Sections 72, 92A, 320 and 340 of the Criminal Code
Sections 72, 92A, 320 and 340 of the Criminal Code were amended by the Disruption Act to introduce more severe sentences where the offender is found guilty of one of those existing offences and is also found to be a participant in a criminal organisation.
Section 72 was amended so that where an offender is convicted of the basic offence of affray, the penalty for a participant is a minimum of six months' imprisonment without parole and a maximum of seven years, whereas the maximum penalty for the basic offence is one year's imprisonment.
Section 92A was amended so that where an offender has been convicted of the basic offence of misconduct in respect of public office, the maximum penalty for a participant is 14 years' imprisonment, whereas the maximum penalty for the basic offence is seven years' imprisonment.
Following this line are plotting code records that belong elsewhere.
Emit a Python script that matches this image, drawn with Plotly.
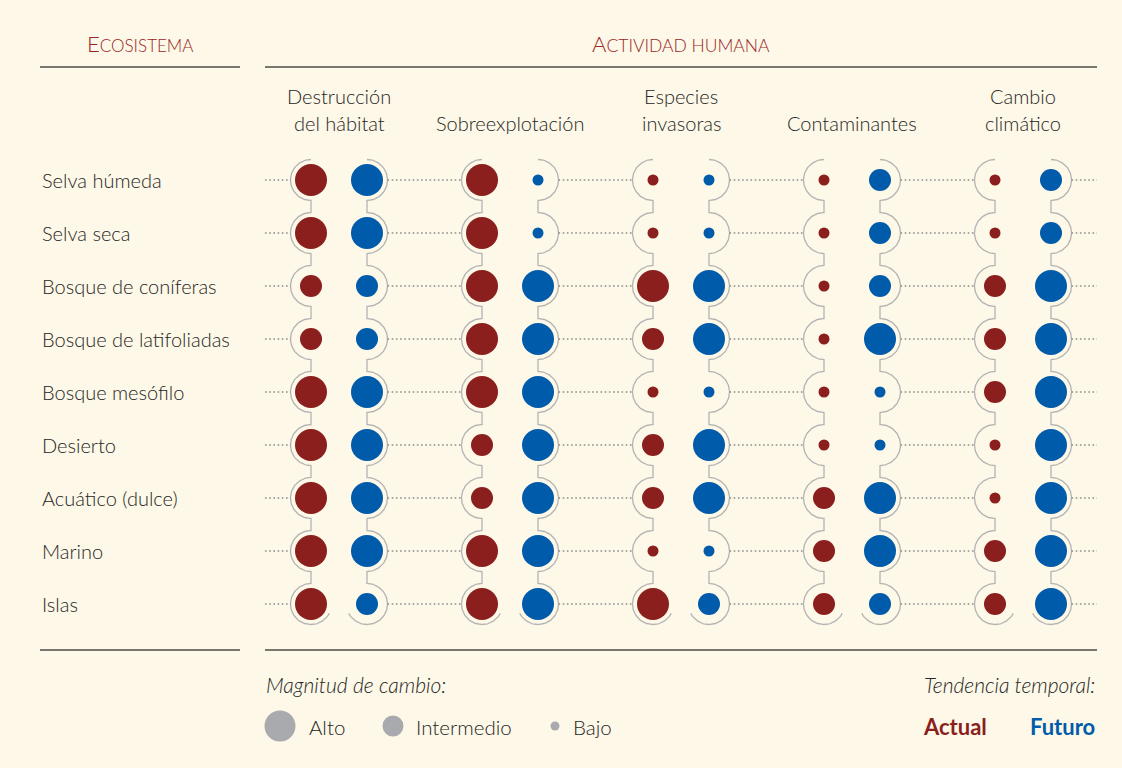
import math
import plotly.graph_objects as go

# ---------------- data ----------------
ECOSYSTEMS = ["Selva húmeda", "Selva seca", "Bosque de coníferas", "Bosque de latifoliadas",
              "Bosque mesófilo", "Desierto", "Acuático (dulce)", "Marino", "Islas"]
ACTIVITIES = ["Destrucción\ndel hábitat", "Sobreexplotación", "Especies\ninvasoras",
              "Contaminantes", "Cambio\nclimático"]
# magnitude: 3 = Alto, 2 = Intermedio, 1 = Bajo ; one row per ecosystem, one value per activity
ACTUAL = [
    [3, 3, 1, 1, 1],
    [3, 3, 1, 1, 1],
    [2, 3, 3, 1, 2],
    [2, 3, 2, 1, 2],
    [3, 3, 1, 1, 2],
    [3, 2, 2, 1, 1],
    [3, 2, 2, 2, 1],
    [3, 3, 1, 2, 2],
    [3, 3, 3, 2, 2],
]
FUTURO = [
    [3, 1, 1, 2, 2],
    [3, 1, 1, 2, 2],
    [2, 3, 3, 2, 3],
    [2, 3, 3, 3, 3],
    [3, 3, 1, 1, 3],
    [3, 3, 3, 1, 3],
    [3, 3, 3, 3, 3],
    [3, 3, 1, 3, 3],
    [2, 3, 2, 2, 3],
]
MAG_LABELS = ["Alto", "Intermedio", "Bajo"]
MAG_LEVELS = [3, 2, 1]

# ---------------- style ----------------
W, H = 1122, 768
BG = "#FDF8E7"
RED = "#8A1F1D"
BLUE = "#005BAA"
HEAD_RED = "#9A2526"
TXT = "#262626"
ARC = "#B3B3B3"
DOT = "#8C8C8C"
GREY = "#A9AAAD"
FONT = "Lato"
FW = 300
SIZE_PX = {3: 32, 2: 22, 1: 11}
LEG_SIZE_PX = {3: 31, 2: 21, 1: 9}

GROUP_PX0, GROUP_STEP = 339, 171   # pixel layout of the axes
ROW_PX0, ROW_STEP = 180, 53
PAIR_OFF = 28 / GROUP_STEP          # data units
R_PX = 20.5
RX, RY = R_PX / GROUP_STEP, R_PX / ROW_STEP
LINE_L, LINE_R = 265, 1097


def xd(px):
    return (px - GROUP_PX0) / GROUP_STEP


def py(p):
    return 1 - p / H


def pxr(p):
    return p / W


def font(size, color=TXT, weight=FW):
    return dict(size=size, color=color, family=FONT, weight=weight)


fig = go.Figure()
nrow, ncol = len(ECOSYSTEMS), len(ACTIVITIES)

# connector arcs (left of the "Actual" bubbles, right of the "Futuro" bubbles)
for i in range(ncol):
    for s in (-1, 1):
        cx = i + s * PAIR_OFF
        xs, ys = [], []
        for j in range(nrow):
            end = 335 if j == nrow - 1 else 270
            for t in range(90, end + 1, 3):
                th = math.radians(t)
                xs.append(cx + (RX * math.cos(th) if s == -1 else -RX * math.cos(th)))
                ys.append(j - RY * math.sin(th))
        fig.add_trace(go.Scatter(x=xs, y=ys, mode="lines", line=dict(color=ARC, width=1.3),
                                 hoverinfo="skip"))

# dotted row lines
dx, dy = [], []
for j in range(nrow):
    left = xd(LINE_L)
    for i in range(ncol):
        dx += [left, i - PAIR_OFF - RX, None]
        dy += [j, j, None]
        left = i + PAIR_OFF + RX
    dx += [left, xd(LINE_R), None]
    dy += [j, j, None]
fig.add_trace(go.Scatter(x=dx, y=dy, mode="lines",
                         line=dict(color=DOT, width=1.6, dash="1.6px,2.6px"), hoverinfo="skip"))

# bubbles
for vals, off, col, name in ((ACTUAL, -PAIR_OFF, RED, "Actual"), (FUTURO, PAIR_OFF, BLUE, "Futuro")):
    xs, ys, ss = [], [], []
    for j in range(nrow):
        for i in range(ncol):
            xs.append(i + off)
            ys.append(j)
            ss.append(SIZE_PX[vals[j][i]])
    fig.add_trace(go.Scatter(x=xs, y=ys, mode="markers", name=name,
                             marker=dict(color=col, size=ss, opacity=1, line=dict(width=0))))

ann = []
# row labels
for j, e in enumerate(ECOSYSTEMS):
    ann.append(dict(x=pxr(40), xref="paper", y=j, yref="y", text=e, showarrow=False,
                    xanchor="left", yanchor="middle", font=font(20)))
# column headers
for i, a in enumerate(ACTIVITIES):
    lines = a.split("\n")
    for k, ln in enumerate(reversed(lines)):
        ann.append(dict(x=i, xref="x", y=py(123.5 - 28 * k), yref="paper", text=ln, showarrow=False,
                        xanchor="center", yanchor="middle", font=font(20)))

ann.append(dict(x=pxr(140), xref="paper", y=py(43), yref="paper",
                text="E<span style='font-size:17px'>COSISTEMA</span>",
                showarrow=False, xanchor="center", yanchor="middle", font=font(22, HEAD_RED)))
ann.append(dict(x=pxr(681), xref="paper", y=py(43), yref="paper",
                text="A<span style='font-size:17.5px'>CTIVIDAD HUMANA</span>",
                showarrow=False, xanchor="center", yanchor="middle", font=font(22, HEAD_RED)))

# legend texts
ann.append(dict(x=pxr(264), xref="paper", y=py(684.5), yref="paper", text="<i>Magnitud de cambio:</i>",
                showarrow=False, xanchor="left", yanchor="middle", font=font(21)))
ann.append(dict(x=pxr(1097), xref="paper", y=py(684.5), yref="paper", text="<i>Tendencia temporal:</i>",
                showarrow=False, xanchor="right", yanchor="middle", font=font(21)))
ann.append(dict(x=pxr(921), xref="paper", y=py(726.5), yref="paper", text="<b>Actual</b>",
                showarrow=False, xanchor="left", yanchor="middle", font=font(22, RED, 700)))
ann.append(dict(x=pxr(1097), xref="paper", y=py(726.5), yref="paper", text="<b>Futuro</b>",
                showarrow=False, xanchor="right", yanchor="middle", font=font(22, BLUE, 700)))

shapes = []
leg_cx = [280, 393, 555]
leg_tx = [307, 414, 571]
for lab, lev, cxp, txp in zip(MAG_LABELS, MAG_LEVELS, leg_cx, leg_tx):
    r = LEG_SIZE_PX[lev] / 2
    shapes.append(dict(type="circle", xref="paper", yref="paper", xsizemode="pixel", ysizemode="pixel",
                       xanchor=pxr(cxp), yanchor=py(726), x0=-r, x1=r, y0=-r, y1=r,
                       fillcolor=GREY, line=dict(width=0)))
    ann.append(dict(x=pxr(txp), xref="paper", y=py(726.5), yref="paper", text=lab, showarrow=False,
                    xanchor="left", yanchor="middle", font=font(20.5)))

# rules
for yy in (67, 650):
    for x0, x1 in ((40, 240), (265, 1097)):
        shapes.append(dict(type="line", xref="paper", yref="paper", x0=pxr(x0), x1=pxr(x1),
                           y0=py(yy), y1=py(yy), line=dict(color="#4D4B48", width=1.5)))

fig.update_layout(
    width=W, height=H, margin=dict(l=0, r=0, t=0, b=0), autosize=False,
    paper_bgcolor=BG, plot_bgcolor=BG, showlegend=False,
    xaxis=dict(range=[xd(0), xd(W)], visible=False, fixedrange=True),
    yaxis=dict(range=[(H - ROW_PX0) / ROW_STEP, -ROW_PX0 / ROW_STEP], visible=False, fixedrange=True),
    annotations=ann, shapes=shapes,
)
fig.write_html("out.html", config={"displayModeBar": False},
               post_script="document.body.style.margin='0';document.body.style.overflow='hidden';")
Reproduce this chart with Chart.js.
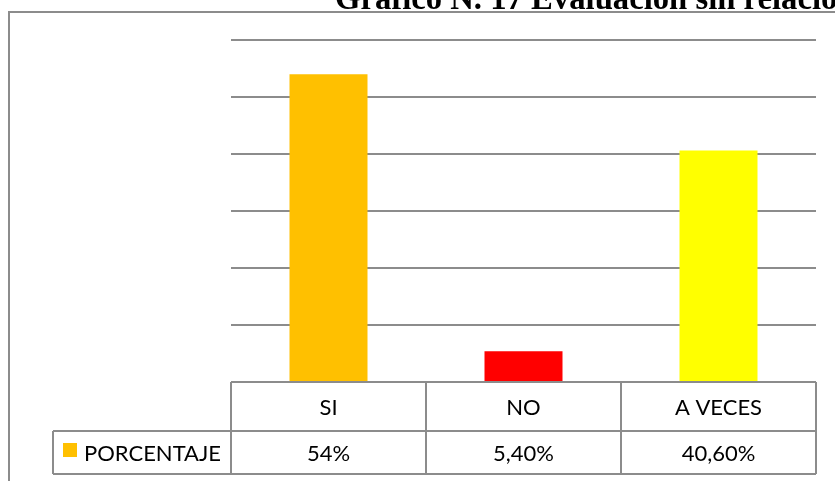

Section 320 was amended so that where an offender is convicted of the basic offence of doing grievous bodily harm, the penalty for a participant (where the grievous bodily harm is done to a police officer) is a minimum of one year's imprisonment without parole and a maximum of 14 years, whereas the maximum penalty for the basic offence is 14 years' imprisonment.
Section 340 was amended so that where an offender has been convicted of the basic offence of serious assault, the penalty for a participant is a minimum of one year's imprisonment without parole and a maximum of seven years, whereas the maximum penalty for the basic offence is seven years' imprisonment.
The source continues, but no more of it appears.